There is also a cautionary note here. When a handful of platforms become both the stage and the stylist, brands can start to look eerily alike. Automation improves efficiency, but it can also flatten distinction. If everyone uses the same optimization logic, the same creator tropes, the same short-form grammar, the same machine-assisted creative shortcuts, then sameness arrives dressed as best practice. Meta may be becoming more powerful because it is so good at predicting what people respond to. But brands still need a point of view strong enough to resist becoming algorithmic wallpaper.
Our view? Meta’s rise is not the death of Google so much as the end of a very specific internet era: one where commercial intent began with a search box and ended with a click. The next era is more visual, more emotional, more passive-aggressive in its persuasion. People still search, of course. But increasingly, they buy what the feed has already made familiar. They trust what culture has pre-softened for them. They move toward what has been repeated with enough style to feel inevitable.
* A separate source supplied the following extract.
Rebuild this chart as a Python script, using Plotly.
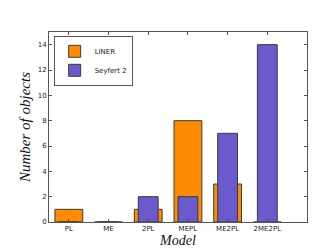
import plotly.graph_objects as go

models = ["PL", "ME", "2PL", "MEPL", "ME2PL", "2ME2PL"]
liner = [1, 0, 1, 8, 3, 0]
seyfert = [0, 0, 2, 2, 7, 14]
y_ticks = [0, 2, 4, 6, 8, 10, 12, 14]

x = list(range(len(models)))

fig = go.Figure()
fig.add_trace(go.Bar(
    x=x, y=liner, width=0.7, name="LINER",
    marker=dict(color="#FF8C00", line=dict(color="#3a3a3a", width=1)),
))
fig.add_trace(go.Bar(
    x=x, y=seyfert, width=0.5, name="Seyfert 2",
    marker=dict(color="#6A5ACD", line=dict(color="#3a3a3a", width=1)),
))

axis_common = dict(
    showline=True, linecolor="#555555", linewidth=1, mirror="ticks",
    ticks="inside", ticklen=3, tickcolor="#555555", showgrid=False, zeroline=False,
    tickfont=dict(family="DejaVu Sans", size=7, color="#222222"),
)

fig.update_layout(
    width=332, height=249,
    margin=dict(l=41, r=33, t=24, b=25),
    barmode="overlay",
    plot_bgcolor="white", paper_bgcolor="white",
    showlegend=True,
    legend=dict(
        x=0.018, y=0.98, xanchor="left", yanchor="top",
        bordercolor="#555555", borderwidth=1, bgcolor="white",
        font=dict(family="DejaVu Sans", size=7, color="#222222"),
        tracegroupgap=0, itemwidth=30, traceorder="normal",
    ),
    xaxis=dict(
        axis_common, range=[-0.5, 6.0], tickmode="array",
        tickvals=x, ticktext=models,
        title=dict(text="Model", standoff=2,
                   font=dict(family="Liberation Serif", size=14, color="#111111", style="italic")),
    ),
    yaxis=dict(
        axis_common, range=[0, 15], tickmode="array", tickvals=y_ticks,
        title=dict(text="Number of objects", standoff=3,
                   font=dict(family="Liberation Serif", size=15, color="#111111", style="italic")),
    ),
)

fig.write_html("out.html")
So yes, Meta may be the new Madison Avenue. Not because it has inherited advertising’s old glamour, but because it has rebuilt the machinery of desire for a generation that shops through scrolls, forms opinions through creators, and often encounters brands long before they ever think to ask for them by name. The lesson for marketers is not merely to spend more on Meta.
It is to understand what Meta’s ascent reveals: attention is now earned less by answering questions than by staging relevance beautifully enough that people mistake it for instinct.